## DIRECTIONS FOR THIS TASK
Leaving out every picture, quote the data below exactly as it appears.

## GIVEN MATERIAL

+-------+

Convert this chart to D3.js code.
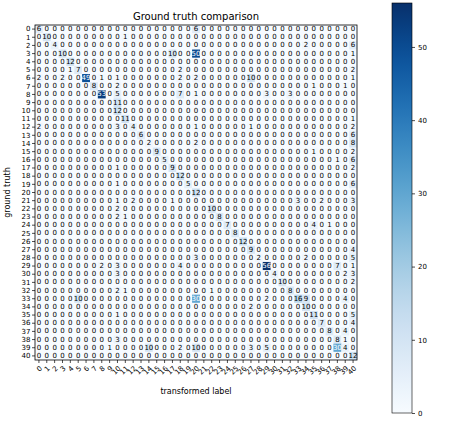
<!DOCTYPE html>
<html><head><meta charset="utf-8">
<script src="https://cdn.jsdelivr.net/npm/d3@7/dist/d3.min.js"></script>
<style>body{margin:0;background:#fff}text{font-family:"DejaVu Sans",sans-serif}</style>
</head><body><svg id="c" width="457" height="421"></svg>
<script>
const classLabels = ["0","1","2","3","4","5","6","7","8","9","10","11","12","13","14","15","16","17","18","19","20",
  "21","22","23","24","25","26","27","28","29","30","31","32","33","34","35","36","37","38","39","40"];
// [ground truth row, transformed label column, count]
const cells = [
 [0,0,6],[0,20,6],
 [1,1,10],[1,11,1],
 [2,2,4],[2,34,2],[2,40,6],
 [3,3,10],[3,17,10],[3,20,50],[3,40,1],
 [4,4,12],
 [5,4,1],[5,5,7],[5,18,2],[5,40,2],
 [6,0,2],[6,3,2],[6,6,49],[6,8,1],[6,10,1],[6,18,2],[6,20,2],[6,27,10],[6,40,1],
 [7,7,8],[7,10,2],[7,35,1],[7,39,1],
 [8,8,53],[8,10,5],[8,18,7],[8,20,1],[8,29,3],[8,32,3],
 [9,10,11],
 [10,10,12],
 [11,11,11],[11,40,1],
 [12,0,2],[12,10,3],[12,12,4],[12,20,1],[12,27,1],[12,40,2],
 [13,13,6],[13,40,6],
 [14,14,2],[14,20,2],[14,40,8],
 [15,15,9],[15,35,1],[15,40,2],
 [16,16,5],[16,38,1],[16,40,6],
 [17,10,1],[17,17,9],[17,40,2],
 [18,18,12],
 [19,10,1],[19,19,5],[19,40,6],
 [20,20,12],
 [21,10,1],[21,12,2],[21,17,1],[21,33,3],[21,36,2],[21,40,3],
 [22,10,2],[22,22,10],
 [23,10,2],[23,11,1],[23,23,8],
 [24,24,7],[24,35,4],[24,37,1],
 [25,25,8],
 [26,26,12],
 [27,27,9],[27,40,4],
 [28,20,3],[28,28,2],[28,34,2],[28,40,5],
 [29,8,2],[29,10,3],[29,18,4],[29,29,56],[29,38,7],[29,40,1],
 [30,10,3],[30,30,4],[30,39,2],[30,40,3],
 [31,31,10],[31,40,2],
 [32,10,2],[32,11,1],[32,22,1],[32,32,8],
 [33,5,10],[33,20,30],[33,29,2],[33,33,16],[33,34,9],[33,39,4],
 [34,27,2],[34,34,10],
 [35,10,1],[35,35,11],[35,40,5],
 [36,36,7],[36,40,4],
 [37,37,8],[37,39,4],
 [38,10,3],[38,38,8],[38,39,1],
 [39,9,1],[39,14,10],[39,18,2],[39,20,10],[39,27,3],[39,29,5],[39,38,30],[39,39,4],
 [40,40,12]
];
const colorTicks = [0,10,20,30,40,50];
const titleText = "Ground truth comparison";
const xLabelText = "transformed label";
const yLabelText = "ground truth";

const grid = [];
const lookup = new Map(cells.map(d => [d[0]+"_"+d[1], d[2]]));
classLabels.forEach((rl, r) => classLabels.forEach((cl, c) => {
  grid.push({r: rl, c: cl, v: lookup.get(r+"_"+c) || 0});
}));
const vmax = d3.max(cells, d => d[2]);

const svg = d3.select("#c");
const L = 35, R = 357, T = 25, B = 360;
const x = d3.scaleBand().domain(classLabels).range([L, R]);
const y = d3.scaleBand().domain(classLabels).range([T, B]);
const color = d3.scaleSequential(d3.interpolateBlues).domain([0, vmax]);

svg.append("g").selectAll("rect").data(grid).join("rect")
  .attr("x", d => x(d.c)).attr("y", d => y(d.r))
  .attr("width", x.bandwidth() + 0.3).attr("height", y.bandwidth() + 0.3)
  .attr("fill", d => color(d.v));

svg.append("g").selectAll("text").data(grid).join("text")
  .attr("x", d => x(d.c) + x.bandwidth() / 2)
  .attr("y", d => y(d.r) + y.bandwidth() / 2)
  .attr("text-anchor", "middle").attr("dominant-baseline", "central")
  .attr("font-size", 7)
  .attr("fill", d => d.v > vmax / 2 ? "#fff" : "#000")
  .text(d => d.v);

svg.append("rect").attr("x", L).attr("y", T).attr("width", R - L).attr("height", B - T)
  .attr("fill", "none").attr("stroke", "#000").attr("stroke-width", 0.8);

const ya = svg.append("g").attr("transform", `translate(${L},0)`)
  .call(d3.axisLeft(y).tickSize(3).tickPadding(1.5));
ya.select(".domain").remove();
ya.selectAll("text").attr("font-size", 7).attr("font-family", "DejaVu Sans");
ya.selectAll("line").attr("stroke-width", 0.7);

const xa = svg.append("g").attr("transform", `translate(0,${B})`)
  .call(d3.axisBottom(x).tickSize(3));
xa.select(".domain").remove();
xa.selectAll("line").attr("stroke-width", 0.7);
xa.selectAll("text").attr("font-size", 7).attr("font-family", "DejaVu Sans")
  .attr("x", 0).attr("y", 0).attr("dy", "0.35em")
  .attr("text-anchor", "end")
  .attr("transform", "translate(2,7) rotate(-45)");

svg.append("text").attr("x", (L + R) / 2).attr("y", 20).attr("text-anchor", "middle")
  .attr("font-size", 10).text(titleText);
svg.append("text").attr("x", (L + R) / 2).attr("y", 394).attr("text-anchor", "middle")
  .attr("font-size", 8).text(xLabelText);
svg.append("text").attr("transform", `translate(10,${(T + B) / 2}) rotate(-90)`)
  .attr("text-anchor", "middle").attr("font-size", 8).text(yLabelText);

// colorbar
const cbX = 392, cbW = 20, cbT = 3, cbB = 413;
const defs = svg.append("defs");
const grad = defs.append("linearGradient").attr("id", "cbg")
  .attr("x1", 0).attr("y1", 1).attr("x2", 0).attr("y2", 0);
d3.range(0, 1.0001, 0.05).forEach(t => grad.append("stop")
  .attr("offset", t).attr("stop-color", d3.interpolateBlues(t)));
svg.append("rect").attr("x", cbX).attr("y", cbT).attr("width", cbW).attr("height", cbB - cbT)
  .attr("fill", "url(#cbg)").attr("stroke", "#000").attr("stroke-width", 0.6);
const cs = d3.scaleLinear().domain([0, vmax]).range([cbB, cbT]);
const ca = svg.append("g").attr("transform", `translate(${cbX + cbW},0)`)
  .call(d3.axisRight(cs).tickValues(colorTicks).tickSize(3).tickPadding(3));
ca.select(".domain").remove();
ca.selectAll("text").attr("font-size", 7).attr("font-family", "DejaVu Sans");
ca.selectAll("line").attr("stroke-width", 0.7);
</script></body></html>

+-------+

## SOLUTION TO THIS PROBLEM
Convert this chart to D3.js code.
<!DOCTYPE html>
<html><head><meta charset="utf-8">
<script src="https://cdn.jsdelivr.net/npm/d3@7/dist/d3.min.js"></script>
<style>body{margin:0;background:#fff}text{font-family:"DejaVu Sans",sans-serif}</style>
</head><body><svg id="c" width="457" height="421"></svg>
<script>
const classLabels = ["0","1","2","3","4","5","6","7","8","9","10","11","12","13","14","15","16","17","18","19","20",
  "21","22","23","24","25","26","27","28","29","30","31","32","33","34","35","36","37","38","39","40"];
// [ground truth row, transformed label column, count]
const cells = [
 [0,0,6],[0,20,6],
 [1,1,10],[1,11,1],
 [2,2,4],[2,34,2],[2,40,6],
 [3,3,10],[3,17,10],[3,20,50],[3,40,1],
 [4,4,12],
 [5,4,1],[5,5,7],[5,18,2],[5,40,2],
 [6,0,2],[6,3,2],[6,6,49],[6,8,1],[6,10,1],[6,18,2],[6,20,2],[6,27,10],[6,40,1],
 [7,7,8],[7,10,2],[7,35,1],[7,39,1],
 [8,8,53],[8,10,5],[8,18,7],[8,20,1],[8,29,3],[8,32,3],
 [9,10,11],
 [10,10,12],
 [11,11,11],[11,40,1],
 [12,0,2],[12,10,3],[12,12,4],[12,20,1],[12,27,1],[12,40,2],
 [13,13,6],[13,40,6],
 [14,14,2],[14,20,2],[14,40,8],
 [15,15,9],[15,35,1],[15,40,2],
 [16,16,5],[16,38,1],[16,40,6],
 [17,10,1],[17,17,9],[17,40,2],
 [18,18,12],
 [19,10,1],[19,19,5],[19,40,6],
 [20,20,12],
 [21,10,1],[21,12,2],[21,17,1],[21,33,3],[21,36,2],[21,40,3],
 [22,10,2],[22,22,10],
 [23,10,2],[23,11,1],[23,23,8],
 [24,24,7],[24,35,4],[24,37,1],
 [25,25,8],
 [26,26,12],
 [27,27,9],[27,40,4],
 [28,20,3],[28,28,2],[28,34,2],[28,40,5],
 [29,8,2],[29,10,3],[29,18,4],[29,29,56],[29,38,7],[29,40,1],
 [30,10,3],[30,30,4],[30,39,2],[30,40,3],
 [31,31,10],[31,40,2],
 [32,10,2],[32,11,1],[32,22,1],[32,32,8],
 [33,5,10],[33,20,30],[33,29,2],[33,33,16],[33,34,9],[33,39,4],
 [34,27,2],[34,34,10],
 [35,10,1],[35,35,11],[35,40,5],
 [36,36,7],[36,40,4],
 [37,37,8],[37,39,4],
 [38,10,3],[38,38,8],[38,39,1],
 [39,9,1],[39,14,10],[39,18,2],[39,20,10],[39,27,3],[39,29,5],[39,38,30],[39,39,4],
 [40,40,12]
];
const colorTicks = [0,10,20,30,40,50];
const titleText = "Ground truth comparison";
const xLabelText = "transformed label";
const yLabelText = "ground truth";

const grid = [];
const lookup = new Map(cells.map(d => [d[0]+"_"+d[1], d[2]]));
classLabels.forEach((rl, r) => classLabels.forEach((cl, c) => {
  grid.push({r: rl, c: cl, v: lookup.get(r+"_"+c) || 0});
}));
const vmax = d3.max(cells, d => d[2]);

const svg = d3.select("#c");
const L = 35, R = 357, T = 25, B = 360;
const x = d3.scaleBand().domain(classLabels).range([L, R]);
const y = d3.scaleBand().domain(classLabels).range([T, B]);
const color = d3.scaleSequential(d3.interpolateBlues).domain([0, vmax]);

svg.append("g").selectAll("rect").data(grid).join("rect")
  .attr("x", d => x(d.c)).attr("y", d => y(d.r))
  .attr("width", x.bandwidth() + 0.3).attr("height", y.bandwidth() + 0.3)
  .attr("fill", d => color(d.v));

svg.append("g").selectAll("text").data(grid).join("text")
  .attr("x", d => x(d.c) + x.bandwidth() / 2)
  .attr("y", d => y(d.r) + y.bandwidth() / 2)
  .attr("text-anchor", "middle").attr("dominant-baseline", "central")
  .attr("font-size", 7)
  .attr("fill", d => d.v > vmax / 2 ? "#fff" : "#000")
  .text(d => d.v);

svg.append("rect").attr("x", L).attr("y", T).attr("width", R - L).attr("height", B - T)
  .attr("fill", "none").attr("stroke", "#000").attr("stroke-width", 0.8);

const ya = svg.append("g").attr("transform", `translate(${L},0)`)
  .call(d3.axisLeft(y).tickSize(3).tickPadding(1.5));
ya.select(".domain").remove();
ya.selectAll("text").attr("font-size", 7).attr("font-family", "DejaVu Sans");
ya.selectAll("line").attr("stroke-width", 0.7);

const xa = svg.append("g").attr("transform", `translate(0,${B})`)
  .call(d3.axisBottom(x).tickSize(3));
xa.select(".domain").remove();
xa.selectAll("line").attr("stroke-width", 0.7);
xa.selectAll("text").attr("font-size", 7).attr("font-family", "DejaVu Sans")
  .attr("x", 0).attr("y", 0).attr("dy", "0.35em")
  .attr("text-anchor", "end")
  .attr("transform", "translate(2,7) rotate(-45)");

svg.append("text").attr("x", (L + R) / 2).attr("y", 20).attr("text-anchor", "middle")
  .attr("font-size", 10).text(titleText);
svg.append("text").attr("x", (L + R) / 2).attr("y", 394).attr("text-anchor", "middle")
  .attr("font-size", 8).text(xLabelText);
svg.append("text").attr("transform", `translate(10,${(T + B) / 2}) rotate(-90)`)
  .attr("text-anchor", "middle").attr("font-size", 8).text(yLabelText);

// colorbar
const cbX = 392, cbW = 20, cbT = 3, cbB = 413;
const defs = svg.append("defs");
const grad = defs.append("linearGradient").attr("id", "cbg")
  .attr("x1", 0).attr("y1", 1).attr("x2", 0).attr("y2", 0);
d3.range(0, 1.0001, 0.05).forEach(t => grad.append("stop")
  .attr("offset", t).attr("stop-color", d3.interpolateBlues(t)));
svg.append("rect").attr("x", cbX).attr("y", cbT).attr("width", cbW).attr("height", cbB - cbT)
  .attr("fill", "url(#cbg)").attr("stroke", "#000").attr("stroke-width", 0.6);
const cs = d3.scaleLinear().domain([0, vmax]).range([cbB, cbT]);
const ca = svg.append("g").attr("transform", `translate(${cbX + cbW},0)`)
  .call(d3.axisRight(cs).tickValues(colorTicks).tickSize(3).tickPadding(3));
ca.select(".domain").remove();
ca.selectAll("text").attr("font-size", 7).attr("font-family", "DejaVu Sans");
ca.selectAll("line").attr("stroke-width", 0.7);
</script></body></html>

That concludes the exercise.